I was talking to a friend at work the other day about smart people who don't think things through and dumb (or less intelligent) people who become very insightful by thinking correctly. This dovetailed into other thoughts I had about martial arts, and I figured what the heck, let me blog a little amateur philosophy at you.
Here's my thesis: if you want to make good rational choices you need to have two specific beliefs or characteristics.
By choices I mean choices of what to do or of what to believe. Both are choices, though they're made differently. A rational choice is a choice made for reasons. Think of it as a choice you could defend. Somebody who, for example, decides which way to go at an intersection by flipping a coin may in fact be making a correct choice - that is, they may end up going the right way. But it isn't rational in the sense that it's a choice supported by good reasoning.
If you want to make good rational choices you have to mix humility and arrogance in a very specific way. You have to be humble about what you know. If you think you know everything already you won't spend the time and energy needed to both fact-check the things you think you know and explore the things that are outside your knowledge base. This is a pretty classic idea in martial arts - the parable of the student and the full cup of water is exactly about this (very briefly, a student is compared to a full cup of water, it's so full there's no room for more knowledge, so the student can't be taught).
The second thing you need is to be arrogant about how smart you are. What do I mean by smart? A smart person is able to quickly reach good conclusions from basic data. It's like processing power in a computer. Intelligence is a very complicated thing, and I don't mean to oversimplify, but you have to believe that given the same basic set of facts you are as capable as anybody of finding the patterns in those facts, discriminating between the trends in the right way, and drawing truthful conclusions from those elements.
Why do you need to think you're smart? Because if you think a person or a group of people (doctors, strength coaches, martial arts instructors) are smarter than you and know more than you then you have no reason to think for yourself.
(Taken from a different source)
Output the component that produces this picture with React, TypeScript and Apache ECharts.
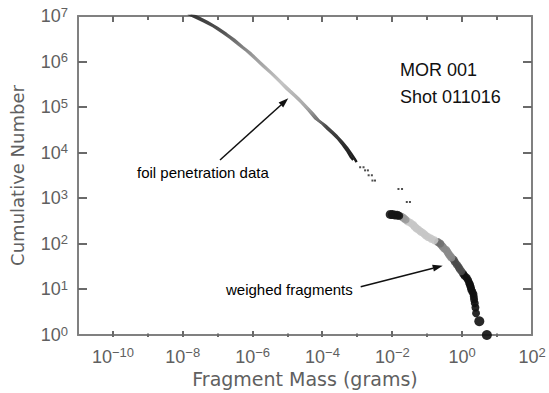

It would make far more sense to just do what they tell you to do. Think about it - if your doctor knows more about bodies than you and is smarter, then he/she is going to reach far better conclusions than you will. So why would you think for yourself?
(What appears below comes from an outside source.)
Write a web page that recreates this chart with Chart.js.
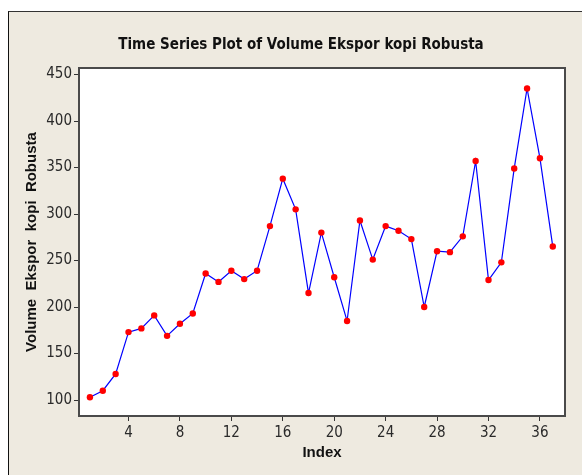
<!DOCTYPE html>
<html>
<head>
<meta charset="utf-8">
<script src="https://cdn.jsdelivr.net/npm/chart.js@4/dist/chart.umd.min.js"></script>
<style>
    html, body { margin: 0; padding: 0; background: #fff; }
    #frame {
        position: absolute; left: 8px; top: 11px; right: 0; bottom: 0;
        background: #EEEAE0;
        border-left: 1px solid #111;
        border-top: 1px solid #333;
    }
    #wrap { position: absolute; left: 0; top: 0; width: 582px; height: 475px; }
</style>
</head>
<body>
<div id="frame"></div>
<div id="wrap"><canvas id="tsChart" width="582" height="475"></canvas></div>
<script>
// ──────────────────────────────────────
// Data
// ──────────────────────────────────────

const indexLabels = [1, 2, 3, 4, 5, 6, 7, 8, 9, 10, 11, 12, 13, 14, 15, 16, 17, 18, 19,
    20, 21, 22, 23, 24, 25, 26, 27, 28, 29, 30, 31, 32, 33, 34, 35, 36, 37];

const volumeValues = [103, 110, 128, 173, 177, 191, 169, 182, 193, 236, 227, 239, 230, 239,
    287, 338, 305, 215, 280, 232, 185, 293, 251, 287, 282, 273, 200, 260, 259, 276,
    357, 229, 248, 349, 435, 360, 265];

const xTickValues = [4, 8, 12, 16, 20, 24, 28, 32, 36];
const yTickValues = [100, 150, 200, 250, 300, 350, 400, 450];

const chartTitle = 'Time Series Plot of Volume Ekspor kopi Robusta';

const FONT = "'Liberation Sans Narrow', 'Arial Narrow', 'DejaVu Sans Condensed', sans-serif";
const TEXT = '#2a2a2a';

// plot box: white fill + dark frame, plus the title (Minitab puts it left of plot centre)
const plotFrame = {
    id: 'plotFrame',
    beforeDatasetsDraw(chart) {
        const { ctx, chartArea: a } = chart;
        ctx.save();
        ctx.fillStyle = '#ffffff';
        ctx.fillRect(a.left, a.top, a.right - a.left, a.bottom - a.top);
        ctx.restore();
    },
    afterDatasetsDraw(chart) {
        const { ctx, chartArea: a } = chart;
        ctx.save();
        ctx.strokeStyle = '#4a4a4a';
        ctx.lineWidth = 2;
        ctx.strokeRect(a.left, a.top, a.right - a.left, a.bottom - a.top);
        ctx.restore();
    },
    afterDraw(chart) {
        const { ctx } = chart;
        ctx.save();
        ctx.fillStyle = '#111';
        ctx.font = "bold 15px 'Liberation Sans Narrow', 'DejaVu Sans Condensed', sans-serif";
        ctx.textAlign = 'center';
        ctx.textBaseline = 'middle';
        ctx.fillText(chartTitle, 301, 45);
        ctx.restore();
    }
};

new Chart(document.getElementById('tsChart'), {
    type: 'line',
    data: {
        datasets: [{
            label: 'Volume Ekspor kopi Robusta',
            data: indexLabels.map((x, i) => ({ x: x, y: volumeValues[i] })),
            borderColor: '#0000ff',
            borderWidth: 1.2,
            backgroundColor: '#ff0000',
            pointBackgroundColor: '#ff0000',
            pointBorderWidth: 0,
            pointRadius: 3.2,
            tension: 0,
            fill: false,
        }]
    },
    options: {
        responsive: false,
        animation: false,
        layout: { padding: { left: 0, right: 17, top: 68, bottom: 0 } },
        plugins: {
            legend: { display: false },
            tooltip: { enabled: false },
            title: { display: false },
        },
        scales: {
            x: {
                type: 'linear',
                min: 0.15,
                max: 37.95,
                afterFit(scale) { scale.height = 59; },
                afterBuildTicks(scale) { scale.ticks = xTickValues.map(v => ({ value: v })); },
                grid: { drawOnChartArea: false, drawTicks: true, tickLength: 5, color: '#333', lineWidth: 1 },
                border: { display: false },
                ticks: {
                    autoSkip: false,
                    maxRotation: 0,
                    padding: 3,
                    color: TEXT,
                    font: { size: 15, family: FONT },
                },
                title: {
                    display: true,
                    text: 'Index',
                    color: '#111',
                    font: { size: 15, weight: 'bold', family: "'Liberation Sans', Arial, sans-serif" },
                    padding: { top: 0, bottom: 13 },
                }
            },
            y: {
                min: 82.8,
                max: 457,
                afterFit(scale) { scale.width = 79; },
                afterBuildTicks(scale) { scale.ticks = yTickValues.map(v => ({ value: v })); },
                grid: { drawOnChartArea: false, drawTicks: true, tickLength: 5, color: '#333', lineWidth: 1 },
                border: { display: false },
                ticks: {
                    padding: 2,
                    color: TEXT,
                    font: { size: 15, family: FONT },
                },
                title: {
                    display: true,
                    text: 'Volume  Ekspor  kopi  Robusta',
                    color: '#111',
                    font: { size: 15, weight: 'bold', family: "'Liberation Sans', Arial, sans-serif", lineHeight: 1.2 },
                    padding: { top: 23, bottom: 0 },
                }
            }
        }
    },
    plugins: [plotFrame]
});
</script>
</body>
</html>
On the other hand, if you can recognize that your doctor or strength coach may know more than you but may not be as smart, then you have motivation to study the basic facts behind the matter at hand (Should I take statins? Should I back squat to improve my karate? Should I pre-load my hips before strikes while doing kata?) because you'll think that you might reach a better (more truthful) conclusion than your doctor/ coach/ instructor.
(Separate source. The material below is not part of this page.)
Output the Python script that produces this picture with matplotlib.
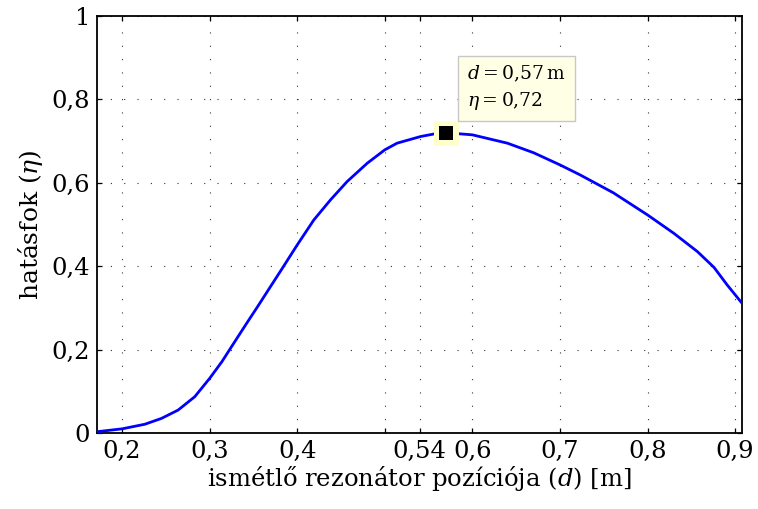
import numpy as np
import matplotlib
matplotlib.use('Agg')
import matplotlib.pyplot as plt

plt.rcParams['font.family'] = ['DejaVu Serif']
plt.rcParams['mathtext.fontset'] = 'dejavuserif'

# values
d = [0.171, 0.200, 0.226, 0.245, 0.264, 0.283, 0.300, 0.314, 0.325, 0.341,
     0.356, 0.367, 0.383, 0.400, 0.419, 0.438, 0.457, 0.480, 0.500, 0.514,
     0.541, 0.556, 0.570, 0.600, 0.640, 0.670, 0.700, 0.723, 0.761, 0.800,
     0.830, 0.857, 0.876, 0.891, 0.908]
eta = [0.003, 0.010, 0.021, 0.035, 0.055, 0.087, 0.131, 0.171, 0.207, 0.259,
       0.307, 0.343, 0.395, 0.451, 0.511, 0.559, 0.603, 0.647, 0.679, 0.695,
       0.711, 0.717, 0.720, 0.715, 0.695, 0.672, 0.643, 0.619, 0.576, 0.523,
       0.479, 0.435, 0.397, 0.355, 0.311]

peak_d = 0.57
peak_eta = 0.72

xticks = [0.2, 0.3, 0.4, 0.5, 0.54, 0.6, 0.7, 0.8, 0.9]
xticklabels = ['0,2', '0,3', '0,4', '', '0,54', '0,6', '0,7', '0,8', '0,9']
yticks = [0, 0.2, 0.4, 0.6, 0.8, 1]
yticklabels = ['0', '0,2', '0,4', '0,6', '0,8', '1']

fig = plt.figure(figsize=(7.58, 5.09), dpi=100)
ax = fig.add_axes([0.128, 0.1493, 0.851, 0.8193])

ax.plot(d, eta, color=(0, 0, 1), lw=2.0, zorder=3, solid_joinstyle='round')
ax.plot([peak_d], [peak_eta], 's', color='#ffffcc', ms=18, mew=0, zorder=4)
ax.plot([peak_d], [peak_eta], 's', color='k', ms=10.5, mew=0, zorder=5)

ax.text(0.594, 0.827, '$d = 0{,}57\\,\\mathrm{m}$\n$\\eta = 0{,}72$',
        fontsize=13.5, ha='left', va='center', linespacing=1.35, zorder=6,
        bbox=dict(boxstyle='square,pad=0.5', fc='#ffffe6', ec='#c8c8c8', lw=1))

ax.set_xlim(0.1714, 0.908)
ax.set_ylim(0, 1)
ax.set_xticks(xticks)
ax.set_xticklabels(xticklabels)
ax.set_yticks(yticks)
ax.set_yticklabels(yticklabels)

ax.grid(True, color='0.2', linestyle=(0, (1, 11)), lw=0.8)
ax.tick_params(direction='in', length=3.5, width=0.9, top=True, right=True,
               labelsize=17.5, pad=5)
for s in ax.spines.values():
    s.set_linewidth(1.3)

ax.set_xlabel('ismétlő rezonátor pozíciója ($d$) [m]', fontsize=17.5, labelpad=1)
ax.set_ylabel('hatásfok ($\\eta$)', fontsize=18, labelpad=5)

fig.savefig('out.png', dpi=100)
If you think you're smarter and more knowledgeable than everybody, however, you'll have no motivation to think or work through any of your questions, because you'll think you already have the answers. Which gives us the full cup of water analogy - if you already know everything then you can't learn anything new.
When I say you should be arrogant I don't mean that you should sneer in your doctor's face or act disrespectfully to your sensei. I only mean that you have to maintain an internal belief that you can, if pressed, come up with conclusions as good as or better than anyone's, including your instructors. You have to read an article by Mike Boyle and say to yourself, "clearly this guy knows more than me - his head is filled with observations from training hundreds of athletes for many years that I can't hope to match - but if I can learn from him what he's observed I have a chance to understand exercise as well as he does, if not better."
Be arrogant about how smart you are and humble about how much you already know.
And be smart enough not to wear your arrogance on the outside!